Now, I will introduce an important pattern of thinking: exponential thinking. It may be tempting to set selling limits with a uniform interval: \$10, \$20, \$30, \$40, … But notice: it is easier to gain \$10 for a \$20 stock than for a \$10 stock; the first one needs only go up by 50%, whereas the latter needs 100%. If you set price limits as an arithmetic sequence like the aforementioned one, you may need to trade more and more frequently, and end up selling more at lower prices. The potential gain is proportional to the current value of the stock, and therefore, by basic calculus, we should think of prices against an exponential curve. That’s why we should set the price limits as a geometric sequence: e.g. \$10, \$20, \$40, \$80, … (More on exponential thinking: Benford’s Law)
Like physicists, we setup the problem as an ideal model. For simplicity, assume that we bought 1 share of stock at price \$1. Trading fractional shares is allowed. The stock will keep rising until it hits \$$M$ per share ($M$ is unknown to us), after which it will become worthless. Our goal is to maximize the revenue.
Here’s our strategy, in formal language. We choose parameters $p > 1, 0 < s < 1$. Whenever the price multiplies by $p$, we sell some shares. The number of shares sold each time is $s$ times the number sold in the previous time.
| When the price rises to … | Sell … shares |
|---|---|
| $p$ | $a_0 s$ |
| $p^2$ | $a_0 s^2$ |
| $p^3$ | $a_0 s^3$ |
| … | … |
| $p^k$ | $a_0 s^k$ |
| … | … |
Apparently we need to make the total number of shares sold add up to 1, which yields $a_0 = \frac{1 - s}{s}$. If the price peaks at $M \in [p^n, p^{n+1})$, our revenue will be
\[R = (1-s) p \frac{(s p)^n - 1}{s p - 1}\]Let’s look at some examples. Let $p = 2$ and $s = 1/2$. At price \$2 we sell 1/2 shares and earn \$1. There we will break even. Then at price \$4 we sell 1/4 shares and earn another \$1. At price \$8 we sell 1/8 shares and earn another \$1. Note that our total revenue is unbounded, but only grows linearly as price rises exponentially.

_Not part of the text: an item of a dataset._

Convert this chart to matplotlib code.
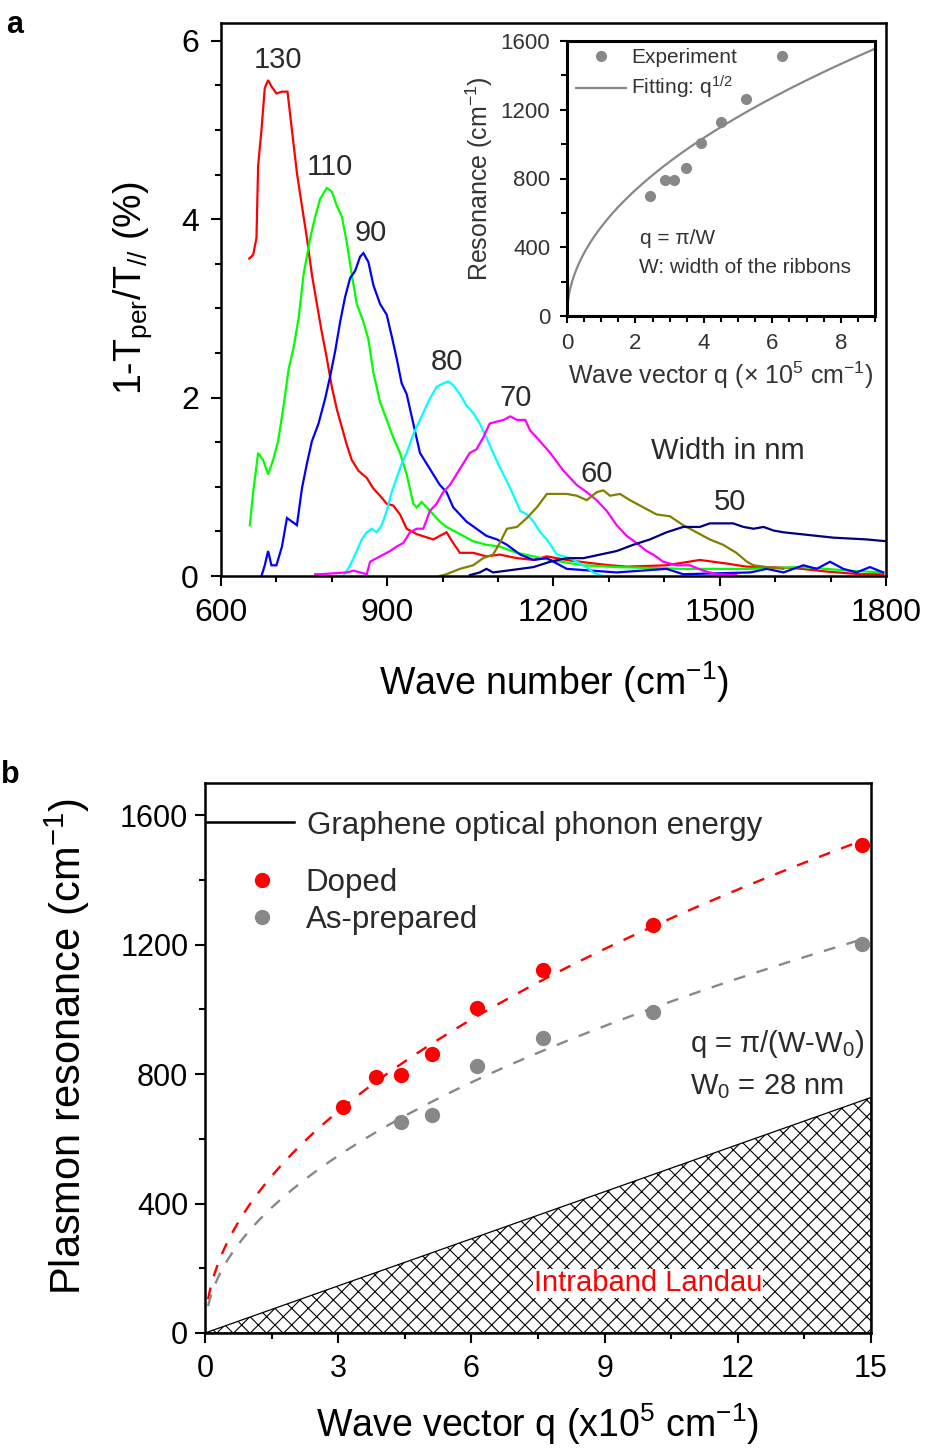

This time we keep $p = 2$ and let $s = 1/3$. At price \$2 we sell 2/3 shares and earn \$4/3. At price \$4 we sell 2/9 shares and earn \$8/9. Note that we earned less in the second round. Then at price \$8 we sell 2/27 shares and earn \$16/27, which is even less. Our earnings per round is a decreasing geometric sequence, and our total revenue is capped at \$4. This is bad – we capped our gain at 4x, while the stock might rocket to 1000x!
Let’s still keep $p = 2$ and let $s = 2/3$. Things are totally different this time. At price \$2 we sell 1/3 shares and earn \$2/3. At price \$4 we sell 2/9 shares and earn \$8/9. Note that we earned more in the second round! Then at price \$8 we sell 4/27 shares and earn \$32/37, which is even more. Our earnings per round becomes an increasing geometric sequence, and our total revenue is unlimited! Yet the story does not end here – as price rises exponentially, our total revenue also grows exponentially (although still slower than price). Although we started out earning slower (in the first rounds), we unlocked unlimited potential!
To study the root cause of this behavior we go back to the revenue formula. It converges when $p s < 1$, and diverges when $p s > 1$. Our two last examples confirm this. So to make unbounded revenue, you just need to set $p s > 1$, have faith, and have a little bit of patience.
To further analyze the impact of selection of $p$ and $s$, let’s look at the revenues in the following scenarios: $(p = 2, s = 2/3)$, $(p = 4, s = 2/3)$, $(p = 4, s = 1/3)$
| $M$ | $R(p = 2, s = 2/3)$ | $R(p = 4, s = 2/3)$ | $R(p = 4, s = 1/3)$ |
|---|---|---|---|
| [2, 4) | 0.6667 | ||
| [4, 8) | 1.556 | 1.333 | 2.667 |
| [8, 16) | 2.741 | ||
| [16, 32) | 4.321 | 4.889 | 6.222 |
| [32, 64) | 6.428 | ||
| [64, 128) | 9.237 | 14.37 | 10.96 |
| [128, 256) | 12.98 | ||
| [256, 512) | 17.98 | 39.65 | 17.28 |
| [512, 1024) | 24.64 |
Comparing the first two columns tells us what happens when we vary $p$. A lower $p$ yields better revenue at the low multiplier range, while a higher $p$ yields better revenue at the high multiplier range. So if we predict a high $M$, we should use larger $p$. Comparing the last two columns tells us what happens when we vary $s$. A lower $s$ means we sell more aggresively at the beginning, and yields better revenue at the low multiplier range. In contrast, a higher $s$ saves more shares to the long run, and yields better revenue at the high multipler range. So if we predict a high $M$, we should use larger $s$.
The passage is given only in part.